«Pantoffelgrün»

Das Ruhrgebiet, das bleibt.
von Thomas Oberender

 

 

Die Ehen der letzten drei Intendanten, die in den vorausgegangenen Jahrzehnten das Theaterleben am Bochumer Schauspielhaus geprägt hatten, waren während ihrer Amtszeit zerbrochen und so geriet auch erste Ehe des Intendanten, bei dem ich dort arbeiten wollte, in Auflösung, als sein Umzug ins Ruhrgebiet anstand. Wie seine hat auch meine Frau hat plötzlich geweint, als wir an einem regnerischen Tag im Auto durch Bochum fuhren. Als wir sechs Jahre später die Koffer packten, um nach Österreich zu ziehen, hat sie ein zweites Mal geweint. Diesmal, weil wir nicht weg wollten. Das Bochumer Schauspielhaus ist ein Theaterbau von seltener Schönheit. Wir waren ein Grüppchen einander relativ fremder Theaterleute aus Berlin und Hamburg, München, Leipzig oder Wien, die dort zu arbeiten anfingen und Matthias Hartmann hatte uns wie Blumen am Wegesrand seiner Theaterlaufbahn gepflückt und schließlich ins Revier getragen. Da waren wir also und dachten, wir wüssten, wo.

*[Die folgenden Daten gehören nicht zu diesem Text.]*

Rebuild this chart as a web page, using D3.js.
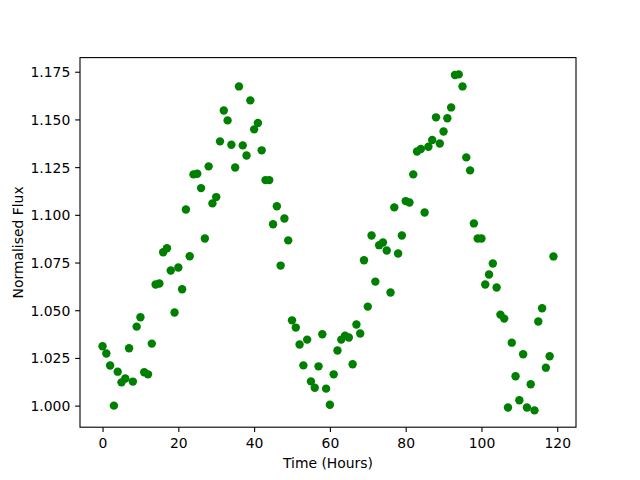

Von Österreich aus betrachtet kann man sich das Ruhrgebiet so vorstellen, als ob Linz unmittelbar an Innsbruck grenzt und übergeht in St. Pölten, das wiederum an Graz stößt und von Eisenstadt kaum zu unterscheiden ist. Nur mit dem Unterschied, dass in diesem Großraum innerhalb Nordrhein-Westfalens zehn Millionen Menschen leben, weit mehr als in ganz Österreich insgesamt, und hier besserer Fußball gespielt wird. Vielleicht ist das Ruhrgebiet tatsächlich vorstellbar als ein riesiges «Linz», dem der Ruf der staubigen Stahlstadt anhängt, obwohl auch sie längst die Wende von der Industriekultur zur Kulturindustrie vollzogen hat, die Ars Electronica und das Filmfestival Crossing Europe veranstaltet und nur noch saubere Abwässer in die Donau leitet. In dieses riesige «Linz» passt die Fläche des Bundeslandes Wien mehr als zehnmal. Aber was sagt das?